Sustained oversight ensures that remediation remains a living program, not a one-time project. A dedicated steering committee should meet regularly to review progress, approve resource reallocations, and adjust priorities as needed. The committee's mandate must include reevaluating risk assessments, updating control matrices, and validating that remediation efforts align with evolving regulatory expectations. To guard against relapse, the organization should institutionalize periodic audits and independent checks beyond initial milestones. By embedding these routines into the governance framework, leadership signals long-term commitment. The ongoing cadence of review reinforces the discipline required to keep violations from recurring and to demonstrate ongoing improvement.
Employee engagement is a critical factor in lasting remediation. Front-line staff must feel empowered to report anomalies without fear of retaliation, knowing that concerns will be acknowledged and acted upon. Practical channels for reporting, combined with safe, confidential feedback mechanisms, encourage early detection of noncompliance. Moreover, recognizing and rewarding compliant behaviors reinforces a culture of ethics and accountability. Leaders should model integrity in every interaction, reinforcing the message that remediation is not merely an obligation to regulators but a core organizational value. When people see that governance translates into trusted outcomes, confidence within the workforce and with external audiences grows.
The culmination of remediation is a strengthened governance ecosystem. Policies, controls, and processes should be archived into a living handbook that is accessible to all employees and partners. This reference should include guardrails, decision trees, and escalation protocols that reflect the updated standards. The handbook must be maintained with version control, ensuring that revisions are traceable and approved by appropriate authorities. An advantage of a centralized repository is consistency in enforcement, as teams across functions rely on the same baseline rules. By codifying lessons learned, the organization reduces ambiguity and creates a durable platform for compliance that extends into future regulatory cycles.

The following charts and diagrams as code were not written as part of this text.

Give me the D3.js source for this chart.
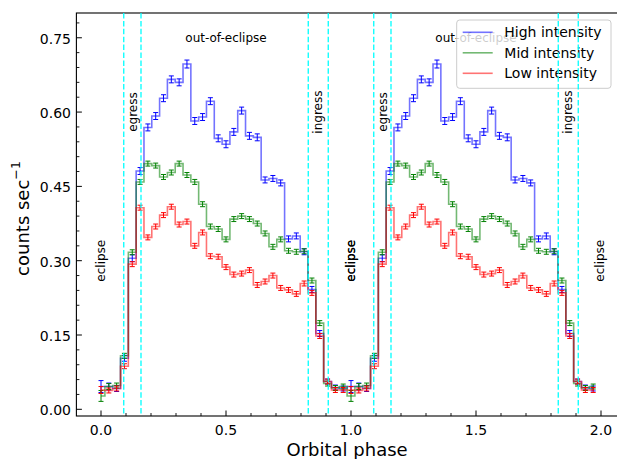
<!DOCTYPE html>
<html><head><meta charset="utf-8">
<script src="https://cdn.jsdelivr.net/npm/d3@7"></script>
<style>
html,body{margin:0;padding:0;background:#fff;}
svg{display:block;font-family:"DejaVu Sans",sans-serif;}
</style></head>
<body>
<svg id="chart" width="617" height="459"></svg>
<script>
// ---- data (one orbital cycle, 32 phase bins; the figure shows two cycles) ----
const phaseCycle = [0.00000,0.03125,0.06250,0.09375,0.12500,0.15625,0.18750,0.21875,
  0.25000,0.28125,0.31250,0.34375,0.37500,0.40625,0.43750,0.46875,
  0.50000,0.53125,0.56250,0.59375,0.62500,0.65625,0.68750,0.71875,
  0.75000,0.78125,0.81250,0.84375,0.87500,0.90625,0.93750,0.96875];
const highRate = [0.046,0.046,0.042,0.103,0.305,0.481,0.569,0.592,0.628,0.666,0.660,0.697,
  0.582,0.590,0.622,0.547,0.535,0.560,0.603,0.552,0.549,0.463,0.466,0.457,
  0.344,0.350,0.318,0.242,0.153,0.056,0.044,0.042];
const highErr = [0.012,0.007,0.006,0.006,0.007,0.007,0.007,0.007,0.007,0.007,0.007,0.008,
  0.007,0.007,0.007,0.007,0.007,0.007,0.007,0.007,0.007,0.006,0.006,0.006,
  0.006,0.006,0.006,0.006,0.006,0.005,0.005,0.005];
const midRate = [0.027,0.046,0.048,0.108,0.317,0.459,0.496,0.492,0.469,0.478,0.496,0.473,
  0.459,0.414,0.369,0.364,0.343,0.384,0.390,0.384,0.375,0.355,0.328,0.343,
  0.320,0.318,0.319,0.260,0.174,0.052,0.043,0.046];
const midErr = [0.011,0.006,0.005,0.005,0.005,0.005,0.005,0.005,0.005,0.005,0.005,0.005,
  0.005,0.005,0.005,0.005,0.005,0.005,0.005,0.005,0.005,0.005,0.005,0.005,
  0.005,0.005,0.005,0.005,0.005,0.005,0.005,0.005];
const lowRate = [0.039,0.038,0.042,0.087,0.293,0.407,0.347,0.369,0.392,0.409,0.373,0.379,
  0.330,0.357,0.309,0.308,0.287,0.272,0.274,0.281,0.251,0.258,0.270,0.245,
  0.241,0.233,0.254,0.235,0.148,0.056,0.039,0.039];
const lowErr = [0.007,0.005,0.005,0.005,0.005,0.005,0.005,0.005,0.005,0.005,0.005,0.005,
  0.005,0.005,0.005,0.005,0.005,0.005,0.005,0.005,0.005,0.005,0.005,0.005,
  0.005,0.005,0.005,0.005,0.005,0.005,0.005,0.005];
const seriesNames = ["High intensity","Mid intensity","Low intensity"];
const cycleOffsets = [0, 1];
const boundaryPhases = [0.091, 0.160, 0.829, 0.909, 1.091, 1.160, 1.829, 1.909];
const xTicks = [0.0, 0.5, 1.0, 1.5, 2.0];
const xTickLabels = ["0.0","0.5","1.0","1.5","2.0"];
const yTicks = [0.00, 0.15, 0.30, 0.45, 0.60, 0.75];
const yTickLabels = ["0.00","0.15","0.30","0.45","0.60","0.75"];
const xMinor = [-0.1,0.1,0.2,0.3,0.4,0.6,0.7,0.8,0.9,1.1,1.2,1.3,1.4,1.6,1.7,1.8,1.9];
const yMinor = [0.03,0.06,0.09,0.12,0.18,0.21,0.24,0.27,0.33,0.36,0.39,0.42,0.48,0.51,0.54,0.57,0.63,0.66,0.69,0.72,0.78];
const rotLabels = [
  {text:"eclipse", x:0.0, y:0.30},
  {text:"egress", x:0.127, y:0.60},
  {text:"ingress", x:0.869, y:0.60},
  {text:"eclipse", x:1.0, y:0.30},
  {text:"eclipse", x:1.0, y:0.30},
  {text:"egress", x:1.127, y:0.60},
  {text:"ingress", x:1.869, y:0.60},
  {text:"eclipse", x:1.996, y:0.30}
];
const flatLabels = [{text:"out-of-eclipse", x:0.5, y:0.75},{text:"out-of-eclipse", x:1.5, y:0.75}];

// ---- layout ----
const svg = d3.select("#chart");
const L = 76.4, R = 617.8, T = 13, B = 416;
const x = d3.scaleLinear().domain([-0.0984, 2.0672]).range([L, R]);
const y = d3.scaleLinear().domain([-0.0135, 0.80]).range([B, T]);

svg.append("defs").append("clipPath").attr("id","clip")
  .append("rect").attr("x",L).attr("y",T).attr("width",R-L).attr("height",B-T);

const colors = ["#0000ff","#008000","#ff0000"];
const rates = [highRate, midRate, lowRate];
const errs = [highErr, midErr, lowErr];

function build(rate, err){
  const out = [];
  cycleOffsets.forEach(off => phaseCycle.forEach((p,i) => out.push({x:p+off, y:rate[i], e:err[i]})));
  return out;
}

const plot = svg.append("g").attr("clip-path","url(#clip)");
const line = d3.line().x(d=>x(d.x)).y(d=>y(d.y)).curve(d3.curveStep);

rates.forEach((rate, k) => {
  const data = build(rate, errs[k]);
  plot.append("path").datum(data).attr("d", line)
    .attr("fill","none").attr("stroke",colors[k]).attr("stroke-width",1.6).attr("stroke-opacity",0.55);
  const g = plot.append("g").attr("stroke",colors[k]).attr("stroke-width",1);
  g.selectAll("line.v").data(data).join("line")
    .attr("x1",d=>x(d.x)).attr("x2",d=>x(d.x)).attr("y1",d=>y(d.y-d.e)).attr("y2",d=>y(d.y+d.e));
  g.selectAll("line.t").data(data).join("line")
    .attr("x1",d=>x(d.x)-2.5).attr("x2",d=>x(d.x)+2.5).attr("y1",d=>y(d.y+d.e)).attr("y2",d=>y(d.y+d.e));
  g.selectAll("line.b").data(data).join("line")
    .attr("x1",d=>x(d.x)-2.5).attr("x2",d=>x(d.x)+2.5).attr("y1",d=>y(d.y-d.e)).attr("y2",d=>y(d.y-d.e));
});

// annotations
rotLabels.forEach(a => {
  svg.append("text").attr("transform",`translate(${x(a.x)},${y(a.y)}) rotate(-90)`)
    .attr("text-anchor","middle").attr("dominant-baseline","central")
    .attr("font-size",12).attr("fill","#000").text(a.text);
});
flatLabels.forEach(a => {
  svg.append("text").attr("x",x(a.x)).attr("y",y(a.y)).attr("text-anchor","middle")
    .attr("dominant-baseline","central").attr("font-size",12).attr("fill","#000").text(a.text);
});

// axes ticks (inward)
const ax = svg.append("g");
xTicks.forEach((t,i) => {
  ax.append("line").attr("x1",x(t)).attr("x2",x(t)).attr("y1",B).attr("y2",B-5.5).attr("stroke","#000").attr("stroke-width",1);
  ax.append("text").attr("x",x(t)).attr("y",435).attr("text-anchor","middle").attr("font-size",14).text(xTickLabels[i]);
});
xMinor.forEach(t => {
  if (x(t) > L) ax.append("line").attr("x1",x(t)).attr("x2",x(t)).attr("y1",B).attr("y2",B-3).attr("stroke","#000").attr("stroke-width",0.9);
});
yTicks.forEach((t,i) => {
  ax.append("line").attr("x1",L).attr("x2",L+5.5).attr("y1",y(t)).attr("y2",y(t)).attr("stroke","#000").attr("stroke-width",1);
  ax.append("text").attr("x",71).attr("y",y(t)+1).attr("text-anchor","end").attr("dominant-baseline","central").attr("font-size",14).text(yTickLabels[i]);
});
yMinor.forEach(t => {
  ax.append("line").attr("x1",L).attr("x2",L+3).attr("y1",y(t)).attr("y2",y(t)).attr("stroke","#000").attr("stroke-width",0.9);
});
// frame
svg.append("rect").attr("x",L).attr("y",T).attr("width",R-L).attr("height",B-T)
  .attr("fill","none").attr("stroke","#000").attr("stroke-width",1.1);

// axis labels
svg.append("text").attr("x",(L+R)/2).attr("y",456).attr("text-anchor","middle").attr("font-size",18).text("Orbital phase");
const yl = svg.append("text").attr("transform",`translate(22,${(T+B)/2 + 4}) rotate(-90)`)
  .attr("text-anchor","middle").attr("dominant-baseline","central").attr("font-size",18);
yl.append("tspan").text("counts sec");
yl.append("tspan").attr("font-size",12.6).attr("dy",-7).text("\u22121");

// legend
const lg = svg.append("g");
lg.append("rect").attr("x",456.7).attr("y",20).attr("width",154.3).attr("height",68.3).attr("rx",3)
  .attr("fill","#fff").attr("fill-opacity",0.8).attr("stroke","#cccccc").attr("stroke-width",1);
seriesNames.forEach((n,k) => {
  const yy = 32.3 + k*20.5;
  lg.append("line").attr("x1",462.7).attr("x2",492.7).attr("y1",yy).attr("y2",yy)
    .attr("stroke",colors[k]).attr("stroke-width",1.6).attr("stroke-opacity",0.55);
  lg.append("text").attr("x",504.3).attr("y",yy).attr("dominant-baseline","central").attr("font-size",14).text(n);
});

// phase boundaries (dashed cyan)
svg.append("g").selectAll("line").data(boundaryPhases).join("line")
  .attr("x1",d=>x(d)).attr("x2",d=>x(d)).attr("y1",T).attr("y2",B)
  .attr("stroke","#00ffff").attr("stroke-width",1.3).attr("stroke-dasharray","5.5,2.4");
</script>
</body></html>
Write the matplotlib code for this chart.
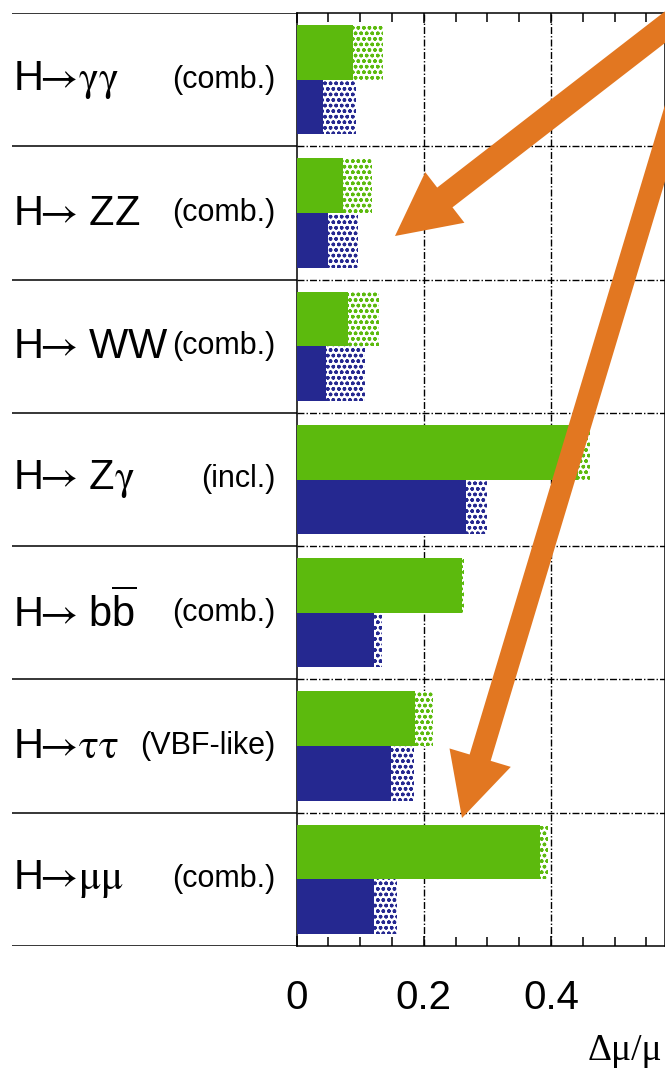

In sum, implementing remediation after regulatory findings is both an operational and ethical endeavor. A disciplined program aligns leadership, controls, culture, and communication to prevent recurrence and restore trust. The process should emphasize practical improvements, independent verification, and transparent reporting, all grounded in measurable outcomes. As the organization matures, remediation evolves into a resilient framework that supports sustainable compliance, ethical conduct, and stronger stakeholder confidence. By treating remediation as an ongoing governance practice rather than a singular fix, companies can navigate future regulatory challenges with greater assurance and credibility.